DO THIS
Images are not part of the copy; transcribe all the data exactly.

SUPPLIED DATA
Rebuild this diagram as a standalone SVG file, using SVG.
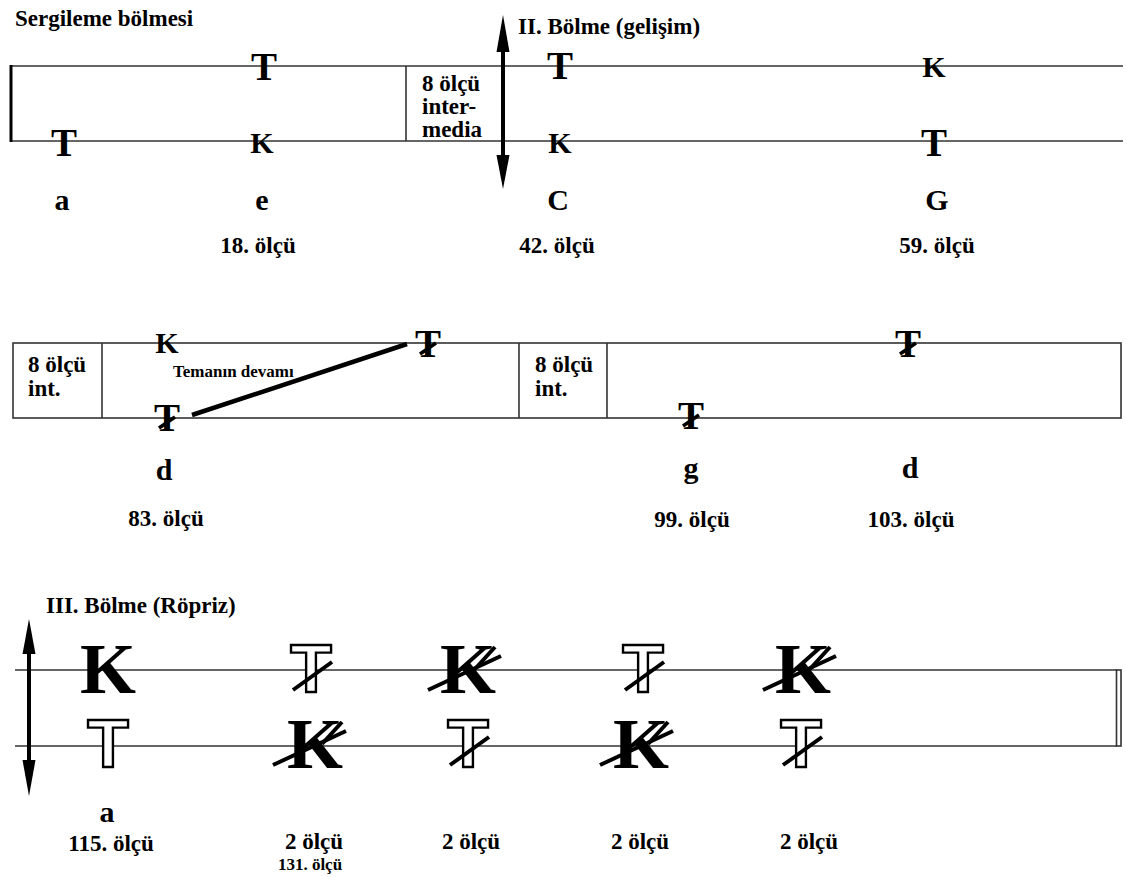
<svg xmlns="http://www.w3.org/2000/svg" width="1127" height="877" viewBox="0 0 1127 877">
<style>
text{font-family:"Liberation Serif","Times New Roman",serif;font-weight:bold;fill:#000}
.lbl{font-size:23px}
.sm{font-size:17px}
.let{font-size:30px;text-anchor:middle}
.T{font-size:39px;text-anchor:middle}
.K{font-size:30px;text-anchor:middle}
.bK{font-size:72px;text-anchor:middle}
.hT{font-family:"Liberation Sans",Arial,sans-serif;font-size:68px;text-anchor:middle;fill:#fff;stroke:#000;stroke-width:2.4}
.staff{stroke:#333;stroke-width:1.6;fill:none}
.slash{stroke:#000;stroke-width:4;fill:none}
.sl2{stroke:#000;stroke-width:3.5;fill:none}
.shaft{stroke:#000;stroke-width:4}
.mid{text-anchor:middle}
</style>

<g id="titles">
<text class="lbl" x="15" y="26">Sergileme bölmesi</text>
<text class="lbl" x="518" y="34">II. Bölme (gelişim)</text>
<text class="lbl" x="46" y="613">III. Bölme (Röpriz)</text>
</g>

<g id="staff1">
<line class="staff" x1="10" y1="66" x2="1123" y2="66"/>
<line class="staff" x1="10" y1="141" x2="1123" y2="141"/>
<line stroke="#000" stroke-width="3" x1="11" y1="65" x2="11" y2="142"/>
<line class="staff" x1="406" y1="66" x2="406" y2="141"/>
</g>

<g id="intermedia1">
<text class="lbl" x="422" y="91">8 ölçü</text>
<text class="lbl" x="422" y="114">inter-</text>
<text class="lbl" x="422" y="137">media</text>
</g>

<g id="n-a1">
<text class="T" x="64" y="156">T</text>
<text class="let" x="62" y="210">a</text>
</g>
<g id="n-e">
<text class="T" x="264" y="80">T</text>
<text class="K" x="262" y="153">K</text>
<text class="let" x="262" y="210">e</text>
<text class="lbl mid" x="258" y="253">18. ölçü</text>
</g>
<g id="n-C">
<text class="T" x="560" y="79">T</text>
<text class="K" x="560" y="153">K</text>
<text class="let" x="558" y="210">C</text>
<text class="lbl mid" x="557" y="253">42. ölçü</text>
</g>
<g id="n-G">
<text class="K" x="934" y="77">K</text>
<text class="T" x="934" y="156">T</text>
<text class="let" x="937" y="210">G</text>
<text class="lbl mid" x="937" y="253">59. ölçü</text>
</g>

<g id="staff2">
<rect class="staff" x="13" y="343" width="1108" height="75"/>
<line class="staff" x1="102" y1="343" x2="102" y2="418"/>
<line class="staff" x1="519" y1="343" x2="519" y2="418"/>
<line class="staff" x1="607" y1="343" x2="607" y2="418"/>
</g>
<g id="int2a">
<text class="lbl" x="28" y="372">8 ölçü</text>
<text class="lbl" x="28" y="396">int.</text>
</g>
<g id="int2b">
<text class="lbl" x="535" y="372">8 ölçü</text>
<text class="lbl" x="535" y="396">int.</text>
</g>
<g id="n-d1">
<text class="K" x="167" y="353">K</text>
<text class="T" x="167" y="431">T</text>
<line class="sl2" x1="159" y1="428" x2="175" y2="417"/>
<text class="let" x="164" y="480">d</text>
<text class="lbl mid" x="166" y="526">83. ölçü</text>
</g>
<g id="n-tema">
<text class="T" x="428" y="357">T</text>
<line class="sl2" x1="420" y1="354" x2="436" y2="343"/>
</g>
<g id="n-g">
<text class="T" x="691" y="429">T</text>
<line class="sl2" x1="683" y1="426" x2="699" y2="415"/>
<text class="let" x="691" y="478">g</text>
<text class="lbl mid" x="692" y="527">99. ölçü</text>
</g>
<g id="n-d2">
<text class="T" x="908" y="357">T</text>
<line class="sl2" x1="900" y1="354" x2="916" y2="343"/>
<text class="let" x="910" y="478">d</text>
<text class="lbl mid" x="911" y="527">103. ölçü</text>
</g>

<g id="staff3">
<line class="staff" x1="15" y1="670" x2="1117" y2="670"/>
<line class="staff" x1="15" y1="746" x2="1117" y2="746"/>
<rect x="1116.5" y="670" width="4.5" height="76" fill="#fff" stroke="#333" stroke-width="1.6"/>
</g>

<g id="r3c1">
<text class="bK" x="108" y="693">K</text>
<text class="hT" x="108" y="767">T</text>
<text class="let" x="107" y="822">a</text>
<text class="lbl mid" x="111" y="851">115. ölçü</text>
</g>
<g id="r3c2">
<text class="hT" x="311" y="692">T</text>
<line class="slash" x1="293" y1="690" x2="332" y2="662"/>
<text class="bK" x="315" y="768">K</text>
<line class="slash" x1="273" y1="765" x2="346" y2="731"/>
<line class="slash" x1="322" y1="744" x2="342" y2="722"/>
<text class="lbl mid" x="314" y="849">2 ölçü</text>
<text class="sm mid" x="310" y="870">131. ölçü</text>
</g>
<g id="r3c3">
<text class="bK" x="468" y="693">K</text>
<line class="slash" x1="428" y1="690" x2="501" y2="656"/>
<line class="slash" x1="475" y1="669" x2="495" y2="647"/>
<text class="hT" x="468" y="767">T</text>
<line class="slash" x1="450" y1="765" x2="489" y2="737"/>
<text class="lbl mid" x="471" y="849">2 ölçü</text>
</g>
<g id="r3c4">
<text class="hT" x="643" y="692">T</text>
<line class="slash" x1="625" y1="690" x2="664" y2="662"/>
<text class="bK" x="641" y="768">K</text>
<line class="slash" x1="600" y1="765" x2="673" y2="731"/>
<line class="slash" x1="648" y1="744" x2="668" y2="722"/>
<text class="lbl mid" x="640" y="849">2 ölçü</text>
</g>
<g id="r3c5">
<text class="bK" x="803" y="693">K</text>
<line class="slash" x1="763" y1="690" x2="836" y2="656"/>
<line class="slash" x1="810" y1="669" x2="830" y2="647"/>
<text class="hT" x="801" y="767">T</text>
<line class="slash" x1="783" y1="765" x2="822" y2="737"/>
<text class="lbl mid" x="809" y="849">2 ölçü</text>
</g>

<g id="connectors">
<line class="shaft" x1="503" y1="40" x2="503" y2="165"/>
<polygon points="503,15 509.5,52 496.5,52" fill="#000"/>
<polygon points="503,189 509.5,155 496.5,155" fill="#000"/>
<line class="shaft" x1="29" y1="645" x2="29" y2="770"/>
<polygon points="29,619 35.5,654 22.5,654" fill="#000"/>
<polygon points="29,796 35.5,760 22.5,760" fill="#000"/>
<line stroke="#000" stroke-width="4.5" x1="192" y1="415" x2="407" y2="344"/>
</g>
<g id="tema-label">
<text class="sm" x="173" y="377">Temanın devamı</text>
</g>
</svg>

SOLUTION
Rebuild this diagram as a standalone SVG file, using SVG.
<svg xmlns="http://www.w3.org/2000/svg" width="1127" height="877" viewBox="0 0 1127 877">
<style>
text{font-family:"Liberation Serif","Times New Roman",serif;font-weight:bold;fill:#000}
.lbl{font-size:23px}
.sm{font-size:17px}
.let{font-size:30px;text-anchor:middle}
.T{font-size:39px;text-anchor:middle}
.K{font-size:30px;text-anchor:middle}
.bK{font-size:72px;text-anchor:middle}
.hT{font-family:"Liberation Sans",Arial,sans-serif;font-size:68px;text-anchor:middle;fill:#fff;stroke:#000;stroke-width:2.4}
.staff{stroke:#333;stroke-width:1.6;fill:none}
.slash{stroke:#000;stroke-width:4;fill:none}
.sl2{stroke:#000;stroke-width:3.5;fill:none}
.shaft{stroke:#000;stroke-width:4}
.mid{text-anchor:middle}
</style>

<g id="titles">
<text class="lbl" x="15" y="26">Sergileme bölmesi</text>
<text class="lbl" x="518" y="34">II. Bölme (gelişim)</text>
<text class="lbl" x="46" y="613">III. Bölme (Röpriz)</text>
</g>

<g id="staff1">
<line class="staff" x1="10" y1="66" x2="1123" y2="66"/>
<line class="staff" x1="10" y1="141" x2="1123" y2="141"/>
<line stroke="#000" stroke-width="3" x1="11" y1="65" x2="11" y2="142"/>
<line class="staff" x1="406" y1="66" x2="406" y2="141"/>
</g>

<g id="intermedia1">
<text class="lbl" x="422" y="91">8 ölçü</text>
<text class="lbl" x="422" y="114">inter-</text>
<text class="lbl" x="422" y="137">media</text>
</g>

<g id="n-a1">
<text class="T" x="64" y="156">T</text>
<text class="let" x="62" y="210">a</text>
</g>
<g id="n-e">
<text class="T" x="264" y="80">T</text>
<text class="K" x="262" y="153">K</text>
<text class="let" x="262" y="210">e</text>
<text class="lbl mid" x="258" y="253">18. ölçü</text>
</g>
<g id="n-C">
<text class="T" x="560" y="79">T</text>
<text class="K" x="560" y="153">K</text>
<text class="let" x="558" y="210">C</text>
<text class="lbl mid" x="557" y="253">42. ölçü</text>
</g>
<g id="n-G">
<text class="K" x="934" y="77">K</text>
<text class="T" x="934" y="156">T</text>
<text class="let" x="937" y="210">G</text>
<text class="lbl mid" x="937" y="253">59. ölçü</text>
</g>

<g id="staff2">
<rect class="staff" x="13" y="343" width="1108" height="75"/>
<line class="staff" x1="102" y1="343" x2="102" y2="418"/>
<line class="staff" x1="519" y1="343" x2="519" y2="418"/>
<line class="staff" x1="607" y1="343" x2="607" y2="418"/>
</g>
<g id="int2a">
<text class="lbl" x="28" y="372">8 ölçü</text>
<text class="lbl" x="28" y="396">int.</text>
</g>
<g id="int2b">
<text class="lbl" x="535" y="372">8 ölçü</text>
<text class="lbl" x="535" y="396">int.</text>
</g>
<g id="n-d1">
<text class="K" x="167" y="353">K</text>
<text class="T" x="167" y="431">T</text>
<line class="sl2" x1="159" y1="428" x2="175" y2="417"/>
<text class="let" x="164" y="480">d</text>
<text class="lbl mid" x="166" y="526">83. ölçü</text>
</g>
<g id="n-tema">
<text class="T" x="428" y="357">T</text>
<line class="sl2" x1="420" y1="354" x2="436" y2="343"/>
</g>
<g id="n-g">
<text class="T" x="691" y="429">T</text>
<line class="sl2" x1="683" y1="426" x2="699" y2="415"/>
<text class="let" x="691" y="478">g</text>
<text class="lbl mid" x="692" y="527">99. ölçü</text>
</g>
<g id="n-d2">
<text class="T" x="908" y="357">T</text>
<line class="sl2" x1="900" y1="354" x2="916" y2="343"/>
<text class="let" x="910" y="478">d</text>
<text class="lbl mid" x="911" y="527">103. ölçü</text>
</g>

<g id="staff3">
<line class="staff" x1="15" y1="670" x2="1117" y2="670"/>
<line class="staff" x1="15" y1="746" x2="1117" y2="746"/>
<rect x="1116.5" y="670" width="4.5" height="76" fill="#fff" stroke="#333" stroke-width="1.6"/>
</g>

<g id="r3c1">
<text class="bK" x="108" y="693">K</text>
<text class="hT" x="108" y="767">T</text>
<text class="let" x="107" y="822">a</text>
<text class="lbl mid" x="111" y="851">115. ölçü</text>
</g>
<g id="r3c2">
<text class="hT" x="311" y="692">T</text>
<line class="slash" x1="293" y1="690" x2="332" y2="662"/>
<text class="bK" x="315" y="768">K</text>
<line class="slash" x1="273" y1="765" x2="346" y2="731"/>
<line class="slash" x1="322" y1="744" x2="342" y2="722"/>
<text class="lbl mid" x="314" y="849">2 ölçü</text>
<text class="sm mid" x="310" y="870">131. ölçü</text>
</g>
<g id="r3c3">
<text class="bK" x="468" y="693">K</text>
<line class="slash" x1="428" y1="690" x2="501" y2="656"/>
<line class="slash" x1="475" y1="669" x2="495" y2="647"/>
<text class="hT" x="468" y="767">T</text>
<line class="slash" x1="450" y1="765" x2="489" y2="737"/>
<text class="lbl mid" x="471" y="849">2 ölçü</text>
</g>
<g id="r3c4">
<text class="hT" x="643" y="692">T</text>
<line class="slash" x1="625" y1="690" x2="664" y2="662"/>
<text class="bK" x="641" y="768">K</text>
<line class="slash" x1="600" y1="765" x2="673" y2="731"/>
<line class="slash" x1="648" y1="744" x2="668" y2="722"/>
<text class="lbl mid" x="640" y="849">2 ölçü</text>
</g>
<g id="r3c5">
<text class="bK" x="803" y="693">K</text>
<line class="slash" x1="763" y1="690" x2="836" y2="656"/>
<line class="slash" x1="810" y1="669" x2="830" y2="647"/>
<text class="hT" x="801" y="767">T</text>
<line class="slash" x1="783" y1="765" x2="822" y2="737"/>
<text class="lbl mid" x="809" y="849">2 ölçü</text>
</g>

<g id="connectors">
<line class="shaft" x1="503" y1="40" x2="503" y2="165"/>
<polygon points="503,15 509.5,52 496.5,52" fill="#000"/>
<polygon points="503,189 509.5,155 496.5,155" fill="#000"/>
<line class="shaft" x1="29" y1="645" x2="29" y2="770"/>
<polygon points="29,619 35.5,654 22.5,654" fill="#000"/>
<polygon points="29,796 35.5,760 22.5,760" fill="#000"/>
<line stroke="#000" stroke-width="4.5" x1="192" y1="415" x2="407" y2="344"/>
</g>
<g id="tema-label">
<text class="sm" x="173" y="377">Temanın devamı</text>
</g>
</svg>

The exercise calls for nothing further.